Other studies indicated that Salmonella incidence increased with higher education and income levels [20]. It was suggested that populations living in higher SES areas might have increased access to care and might be more likely to submit specimens regardless of disease severity, whereas populations in lower SES areas might seek care or diagnostic testing only when illness is serious or prolonged [20,21,22,23]. In addition, populations with higher SES usually are at high risk due to activities and behaviors such as international travel, consumption of high-risk food items (e.g., raw fruits and vegetables and undercooked meat), and eating at restaurants [8]. Food consumption at restaurants is more common among higher SES populations. Restaurants’ foodborne outbreaks are shown to be a major contributor to foodborne diseases, and this may result from food handling and preparation practices in restaurants, including inadequate thawing, resulting in pathogen proliferation and cross-contamination [21].

Social determinants of health, such as poverty, unemployment, and low education, are often correlated with race and ethnicity. Racial and ethnic minorities may receive a different level of care compared with non-minority patients; the non-Hispanic Black population consistently has poor access to healthcare in addition to having the highest rate of preventable hospitalization compared with other racial/ethnic groups in the United States [18]. It was also found that the Black population, particularly men 18–49 years old, experienced higher incidence of severe shigellosis, and it may be associated with disparities in social determinants of health, sexual orientation or behaviors, antimicrobial resistance, comorbidities, or circulation of more pathogenic strains within certain populations [18].

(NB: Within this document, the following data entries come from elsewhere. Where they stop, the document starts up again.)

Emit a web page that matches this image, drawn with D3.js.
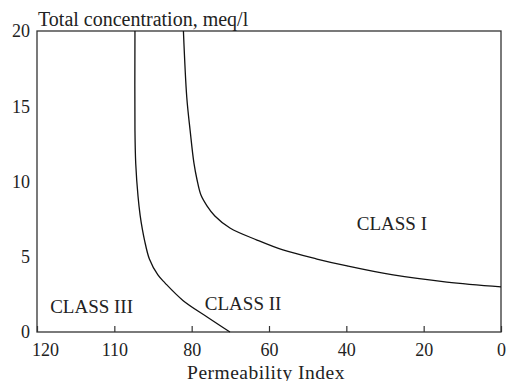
<!DOCTYPE html>
<style>
  body { margin: 0; background: white; }
  svg { display: block; font-family: "Liberation Serif", serif; }
  .tick text { font-family: "Liberation Serif", serif; font-size: 18px; fill: #222; }
</style>
<body>
</body>
<script src="https://cdn.jsdelivr.net/npm/d3@7"></script>
<script>
  // x axis is not linear in the source: evenly spaced labels
  const piTicks = [120, 110, 80, 60, 40, 20, 0];
  const concTicks = [0, 5, 10, 15, 20];

  // boundary curves [permeability index, total concentration]
  const lowerCurve = [[102, 20], [102, 13.4], [101.7, 11.2], [100.8, 9.0], [100, 7.77],
    [99.1, 6.8], [98.3, 6.11], [96.4, 4.85], [93.1, 3.79], [90.3, 3.25], [83.4, 2.1],
    [76, 1.0], [70.1, 0]];
  const upperCurve = [[83.2, 20], [81.9, 15.6], [80.6, 13.4], [79.4, 11.2], [78.6, 10.1],
    [77.6, 9.1], [76, 8.37], [74, 7.71], [70.1, 6.91], [63.1, 6.11], [56.4, 5.45],
    [47.6, 4.85], [39.8, 4.39], [27.9, 3.79], [14, 3.32], [0, 3.0]];

  const classLabels = [
    {text: 'CLASS I', pi: 37.3, conc: 6.8},
    {text: 'CLASS II', pi: 76.6, conc: 1.45},
    {text: 'CLASS III', pi: 118.3, conc: 1.25},
  ];

  const w = 508, h = 381;
  const l = 37, r = 501, t = 31, b = 332;

  const svg = d3.select('body').append('svg')
    .attr('width', w)
    .attr('height', h);

  const step = (r - l) / (piTicks.length - 1);
  const x = d3.scaleLinear()
    .domain(piTicks)
    .range(piTicks.map((d, i) => l + i * step));
  const y = d3.scaleLinear().domain([0, 20]).range([b, t]);

  const xAxis = svg.append('g')
    .attr('transform', `translate(0, ${b})`)
    .call(d3.axisBottom(x).tickValues(piTicks).tickFormat(d3.format('d'))
      .tickSize(-6).tickPadding(11));
  xAxis.attr('font-family', null);
  xAxis.select('.domain').remove();
  xAxis.selectAll('.tick line').attr('stroke', '#333').attr('stroke-width', 1.2);
  xAxis.selectAll('.tick text').filter(d => d === 120).attr('dx', 8);

  const yAxis = svg.append('g')
    .attr('transform', `translate(${l}, 0)`)
    .call(d3.axisLeft(y).tickValues(concTicks).tickSize(0).tickPadding(7));
  yAxis.attr('font-family', null);
  yAxis.select('.domain').remove();

  svg.append('rect')
    .attr('x', l).attr('y', t)
    .attr('width', r - l).attr('height', b - t)
    .attr('fill', 'none')
    .attr('stroke', '#333')
    .attr('stroke-width', 1.3);

  const line = d3.line()
    .x(d => x(d[0]))
    .y(d => y(d[1]))
    .curve(d3.curveCatmullRom.alpha(0.5));

  svg.selectAll('path.boundary')
    .data([lowerCurve, upperCurve])
    .join('path')
      .attr('class', 'boundary')
      .attr('d', line)
      .attr('fill', 'none')
      .attr('stroke', '#111')
      .attr('stroke-width', 1.3);

  svg.selectAll('text.cls')
    .data(classLabels)
    .join('text')
      .attr('class', 'cls')
      .attr('x', d => x(d.pi))
      .attr('y', d => y(d.conc))
      .attr('font-size', 19)
      .attr('fill', '#222')
      .text(d => d.text);

  svg.append('text')
    .attr('x', l + 1)
    .attr('y', 26)
    .attr('font-size', 20)
    .attr('fill', '#222')
    .text('Total concentration, meq/l');

  svg.append('text')
    .attr('x', (l + r) / 2 - 3)
    .attr('y', 379)
    .attr('text-anchor', 'middle')
    .attr('font-size', 19.5)
    .attr('letter-spacing', 0.5)
    .attr('fill', '#222')
    .text('Permeability Index');
</script>
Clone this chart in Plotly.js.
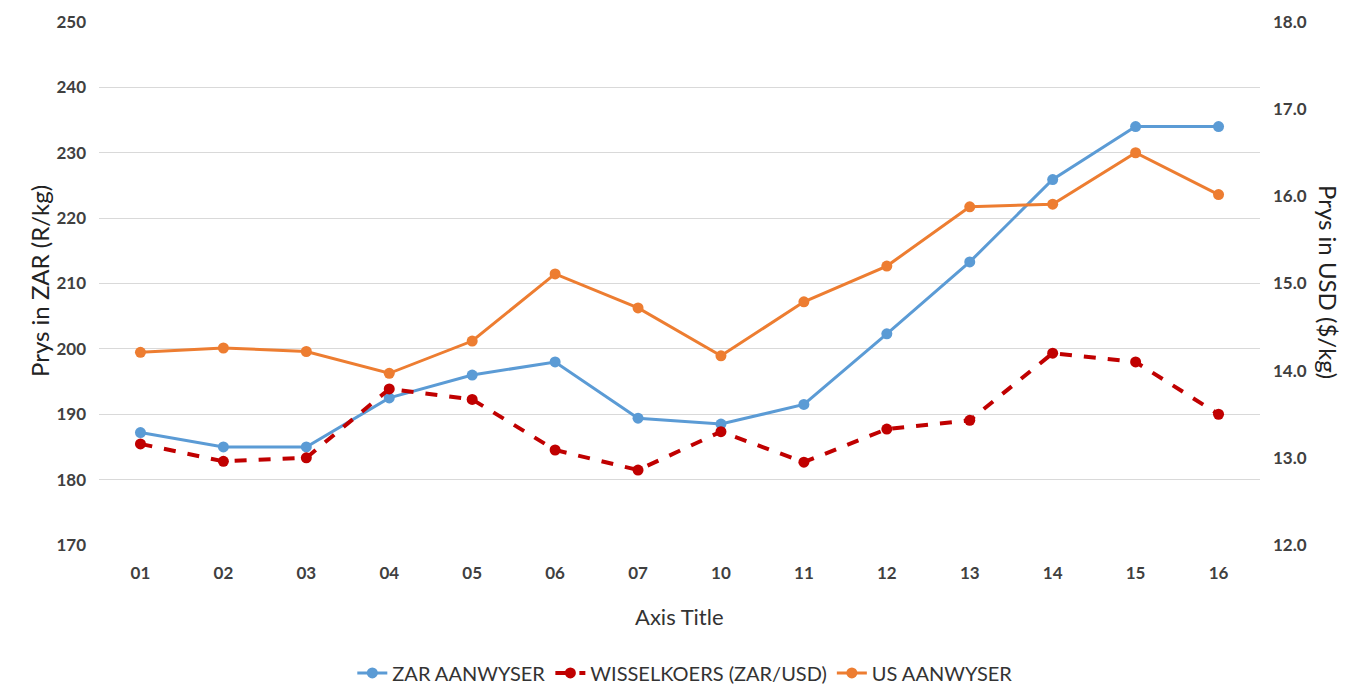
<!DOCTYPE html>
<html>
<head>
<meta charset="utf-8">
<script src="https://cdn.plot.ly/plotly-3.0.1.min.js"></script>
<style>html,body{margin:0;padding:0;background:#fff;}#chart{width:1370px;height:687px;}</style>
</head>
<body>
<div id="chart"></div>
<script>
const categories = ["01","02","03","04","05","06","07","10","11","12","13","14","15","16"];
const zarAanwyser = [187.2,185.0,185.0,192.5,196.0,198.0,189.4,188.5,191.5,202.3,213.3,225.9,234.0,234.0];
const wisselkoers = [13.16,12.96,13.0,13.79,13.67,13.09,12.86,13.3,12.95,13.33,13.43,14.2,14.1,13.5];
const usAanwyser = [14.21,14.26,14.22,13.97,14.34,15.11,14.72,14.17,14.79,15.2,15.88,15.91,16.5,16.02];
const leftTicks = [170,180,190,200,210,220,230,240,250];
const rightTicks = [12,13,14,15,16,17,18];

const FONT = "Lato, 'Open Sans', sans-serif";
const TXT = "#404040";
const traces = [
  {x: categories, y: zarAanwyser, name: "ZAR AANWYSER", type: "scatter", mode: "lines+markers",
   line: {color: "#5B9BD5", width: 3}, marker: {color: "#5B9BD5", size: 11}, yaxis: "y"},
  {x: categories, y: wisselkoers, name: "WISSELKOERS (ZAR/USD)", type: "scatter", mode: "lines+markers",
   line: {color: "#C00000", width: 4, dash: "dash"}, marker: {color: "#C00000", size: 11}, yaxis: "y2"},
  {x: categories, y: usAanwyser, name: "US AANWYSER", type: "scatter", mode: "lines+markers",
   line: {color: "#ED7D31", width: 3}, marker: {color: "#ED7D31", size: 11}, yaxis: "y2"}
];

const layout = {
  width: 1370, height: 687,
  margin: {l: 99, r: 110, t: 22, b: 142, autoexpand: false},
  paper_bgcolor: "#fff", plot_bgcolor: "#fff",
  font: {family: FONT, color: TXT},
  showlegend: true,
  legend: {orientation: "h", x: 0.505, xanchor: "center", y: -0.2447, yanchor: "middle",
           font: {family: FONT, size: 20, color: "#333"}, itemwidth: 30, tracegroupgap: 0},
  xaxis: {type: "category", range: [-0.5, 13.5], showgrid: false, zeroline: false, showline: false,
          ticks: "", ticklabelstandoff: 16, automargin: false,
          tickfont: {family: FONT, size: 17, color: TXT, weight: "bold"}},
  yaxis: {range: [170, 250], tickvals: leftTicks, showgrid: true, gridcolor: "#d9d9d9", gridwidth: 1,
          zeroline: false, showline: false, ticks: "", ticklabelstandoff: 12, automargin: false,
          tickfont: {family: FONT, size: 17, color: TXT, weight: "bold"}},
  yaxis2: {range: [12, 18], tickvals: rightTicks, tickformat: ".1f", overlaying: "y", side: "right",
           showgrid: false, zeroline: false, showline: false, ticks: "", ticklabelstandoff: 12, automargin: false,
           tickfont: {family: FONT, size: 17, color: TXT, weight: "bold"}},
  annotations: [
    {text: "Prys in ZAR (R/kg)", xref: "paper", yref: "paper", x: 0, xshift: -76, y: 0.5, yshift: 2,
     showarrow: false, textangle: -90, font: {family: FONT, size: 24, color: "#222"}},
    {text: "Prys in USD ($/kg)", xref: "paper", yref: "paper", x: 1, xshift: 85, y: 0.5, yshift: 2,
     showarrow: false, textangle: 90, font: {family: FONT, size: 24, color: "#222"}},
    {text: "Axis Title", xref: "paper", yref: "paper", x: 0.5, y: 0, yshift: -71, yanchor: "middle",
     showarrow: false, font: {family: FONT, size: 22, color: "#333"}}
  ]
};

Plotly.newPlot("chart", traces, layout, {displayModeBar: false, staticPlot: true});
</script>
</body>
</html>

Further, a study that analyzed FoodNet data from 1998 to 2000 indicated that the incidence of Salmonella enteric serovar Enteritidis infection was highest among African Americans, followed by Hispanics and then Caucasians. It showed that minority populations suffer from a greater incidence of salmonellosis than Caucasians [8]. Further, studies also found a positive association between incidence of salmonellosis and the percent African American and Hispanic population [23].

Incidence rates of foodborne illness remain high in the state of Mississippi and need further investigation and identifying of the causes of such high incidents. A better understanding of high levels of foodborne infections caused by Salmonella, Shigella, and Campylobacter resulting from cultural food-handling practices or socioeconomic factors will allow to provide guidelines and food safety preventive measures.

5. Conclusions

In this study, a comprehensive analysis of foodborne diseases that are most common in the state of Mississippi was performed, and factors that may lead to such outbreaks were investigated. Salmonella remains the highest contributing pathogen foodborne diseases in MS compared with others. Several environmental and socioeconomic factors may contribute to such outbreaks. These include climatic/seasonal variability, such as increase in temperature; geographical variation between areas with different poverty, racial, and economic status; access and availability of health care; and gender and age variability. Further studies are still needed to understand these factors and to determine control and food safety guidelines. Foodborne diseases are major health concerns worldwide. The absence of reliable data on the burden of foodborne disease, especially among poor communities, obstructs understanding about its public health importance and prevents the development of risk-based solutions to its management.

6. Limitations

This project is limited by the availability and accuracy of the data. This study included data in the state of Mississippi for the period of 2010 through 2018 only. Several variables in the dataset were missing, which may lead to uncertainties in the interpretation of the results. In addition, data from multiple sources were used in this study, which may add to the limitation of the study. More research is needed and is critical in disadvantaged states, such as Mississippi.